Repeat every line, exactly, from the very first through the one where "(505.3,457) -- (528,497) -- (80,497) -- cycle;" appears. Add nothing else.
::: DATA SEGMENT :::
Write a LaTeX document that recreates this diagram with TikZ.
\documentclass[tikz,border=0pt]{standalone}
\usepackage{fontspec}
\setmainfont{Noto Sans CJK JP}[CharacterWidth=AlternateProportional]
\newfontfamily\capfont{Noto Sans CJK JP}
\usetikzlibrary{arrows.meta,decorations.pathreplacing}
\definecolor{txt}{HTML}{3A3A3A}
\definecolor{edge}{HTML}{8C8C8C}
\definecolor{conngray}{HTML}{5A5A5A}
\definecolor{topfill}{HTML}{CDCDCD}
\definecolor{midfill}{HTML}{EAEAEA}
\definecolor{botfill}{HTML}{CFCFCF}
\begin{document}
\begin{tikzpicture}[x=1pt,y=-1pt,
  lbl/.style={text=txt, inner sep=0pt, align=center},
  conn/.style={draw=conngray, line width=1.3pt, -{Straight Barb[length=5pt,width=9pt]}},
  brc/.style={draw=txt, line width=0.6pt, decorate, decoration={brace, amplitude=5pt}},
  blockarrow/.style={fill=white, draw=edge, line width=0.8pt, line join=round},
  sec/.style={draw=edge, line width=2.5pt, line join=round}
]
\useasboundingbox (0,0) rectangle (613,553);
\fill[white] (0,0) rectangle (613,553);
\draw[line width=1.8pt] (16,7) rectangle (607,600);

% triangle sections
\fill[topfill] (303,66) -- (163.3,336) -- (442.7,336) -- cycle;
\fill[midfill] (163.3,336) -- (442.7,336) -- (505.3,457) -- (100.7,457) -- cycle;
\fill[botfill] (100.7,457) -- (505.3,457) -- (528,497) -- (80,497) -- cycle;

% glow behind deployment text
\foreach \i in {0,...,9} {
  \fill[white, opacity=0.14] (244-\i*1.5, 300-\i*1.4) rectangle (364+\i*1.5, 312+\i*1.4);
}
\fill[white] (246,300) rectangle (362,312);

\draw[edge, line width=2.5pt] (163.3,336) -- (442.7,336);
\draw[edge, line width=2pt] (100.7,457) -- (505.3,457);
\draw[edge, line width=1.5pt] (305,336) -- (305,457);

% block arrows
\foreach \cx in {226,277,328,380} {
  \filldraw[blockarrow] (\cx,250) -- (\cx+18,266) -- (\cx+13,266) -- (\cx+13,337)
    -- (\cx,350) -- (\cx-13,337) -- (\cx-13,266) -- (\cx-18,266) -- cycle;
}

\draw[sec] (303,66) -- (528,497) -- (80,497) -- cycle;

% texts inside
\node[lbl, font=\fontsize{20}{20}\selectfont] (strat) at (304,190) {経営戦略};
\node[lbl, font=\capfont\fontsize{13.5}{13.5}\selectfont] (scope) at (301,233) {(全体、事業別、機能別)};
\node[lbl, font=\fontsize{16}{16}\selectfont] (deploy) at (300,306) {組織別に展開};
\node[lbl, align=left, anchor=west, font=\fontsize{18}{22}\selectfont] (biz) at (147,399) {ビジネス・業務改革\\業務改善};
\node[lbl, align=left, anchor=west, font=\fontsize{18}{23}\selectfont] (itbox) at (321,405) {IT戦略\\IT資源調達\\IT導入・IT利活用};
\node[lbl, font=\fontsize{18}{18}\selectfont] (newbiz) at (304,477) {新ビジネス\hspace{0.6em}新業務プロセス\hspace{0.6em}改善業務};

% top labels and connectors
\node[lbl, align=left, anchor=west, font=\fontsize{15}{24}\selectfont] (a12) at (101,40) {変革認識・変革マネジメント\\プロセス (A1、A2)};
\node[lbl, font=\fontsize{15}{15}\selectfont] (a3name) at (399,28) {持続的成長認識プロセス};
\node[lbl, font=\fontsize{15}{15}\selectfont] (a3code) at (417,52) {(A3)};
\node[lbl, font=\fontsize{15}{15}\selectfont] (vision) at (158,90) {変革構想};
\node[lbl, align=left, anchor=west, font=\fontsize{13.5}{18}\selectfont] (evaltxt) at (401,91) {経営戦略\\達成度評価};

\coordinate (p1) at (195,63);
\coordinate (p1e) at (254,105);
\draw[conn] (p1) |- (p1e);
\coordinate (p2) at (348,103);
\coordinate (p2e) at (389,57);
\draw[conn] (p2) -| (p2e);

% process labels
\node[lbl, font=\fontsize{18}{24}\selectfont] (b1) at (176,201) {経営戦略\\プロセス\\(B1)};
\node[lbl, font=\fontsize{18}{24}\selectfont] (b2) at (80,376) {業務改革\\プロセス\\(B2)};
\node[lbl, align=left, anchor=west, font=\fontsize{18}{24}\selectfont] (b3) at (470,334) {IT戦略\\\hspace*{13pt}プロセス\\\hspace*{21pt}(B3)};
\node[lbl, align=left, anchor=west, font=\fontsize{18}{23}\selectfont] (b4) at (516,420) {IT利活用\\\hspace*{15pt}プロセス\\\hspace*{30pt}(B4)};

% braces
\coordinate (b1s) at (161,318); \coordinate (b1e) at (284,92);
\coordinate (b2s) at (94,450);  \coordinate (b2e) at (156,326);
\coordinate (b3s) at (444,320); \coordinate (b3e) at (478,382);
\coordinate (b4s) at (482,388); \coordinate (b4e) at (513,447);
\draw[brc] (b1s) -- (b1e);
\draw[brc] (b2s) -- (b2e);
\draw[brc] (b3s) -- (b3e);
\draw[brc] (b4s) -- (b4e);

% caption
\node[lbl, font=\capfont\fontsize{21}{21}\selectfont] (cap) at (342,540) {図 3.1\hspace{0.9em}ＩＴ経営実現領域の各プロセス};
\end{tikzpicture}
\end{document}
:::
→ **RESULT OF THIS TASK**
Write a LaTeX document that recreates this diagram with TikZ.
\documentclass[tikz,border=0pt]{standalone}
\usepackage{fontspec}
\setmainfont{Noto Sans CJK JP}[CharacterWidth=AlternateProportional]
\newfontfamily\capfont{Noto Sans CJK JP}
\usetikzlibrary{arrows.meta,decorations.pathreplacing}
\definecolor{txt}{HTML}{3A3A3A}
\definecolor{edge}{HTML}{8C8C8C}
\definecolor{conngray}{HTML}{5A5A5A}
\definecolor{topfill}{HTML}{CDCDCD}
\definecolor{midfill}{HTML}{EAEAEA}
\definecolor{botfill}{HTML}{CFCFCF}
\begin{document}
\begin{tikzpicture}[x=1pt,y=-1pt,
  lbl/.style={text=txt, inner sep=0pt, align=center},
  conn/.style={draw=conngray, line width=1.3pt, -{Straight Barb[length=5pt,width=9pt]}},
  brc/.style={draw=txt, line width=0.6pt, decorate, decoration={brace, amplitude=5pt}},
  blockarrow/.style={fill=white, draw=edge, line width=0.8pt, line join=round},
  sec/.style={draw=edge, line width=2.5pt, line join=round}
]
\useasboundingbox (0,0) rectangle (613,553);
\fill[white] (0,0) rectangle (613,553);
\draw[line width=1.8pt] (16,7) rectangle (607,600);

% triangle sections
\fill[topfill] (303,66) -- (163.3,336) -- (442.7,336) -- cycle;
\fill[midfill] (163.3,336) -- (442.7,336) -- (505.3,457) -- (100.7,457) -- cycle;
\fill[botfill] (100.7,457) -- (505.3,457) -- (528,497) -- (80,497) -- cycle;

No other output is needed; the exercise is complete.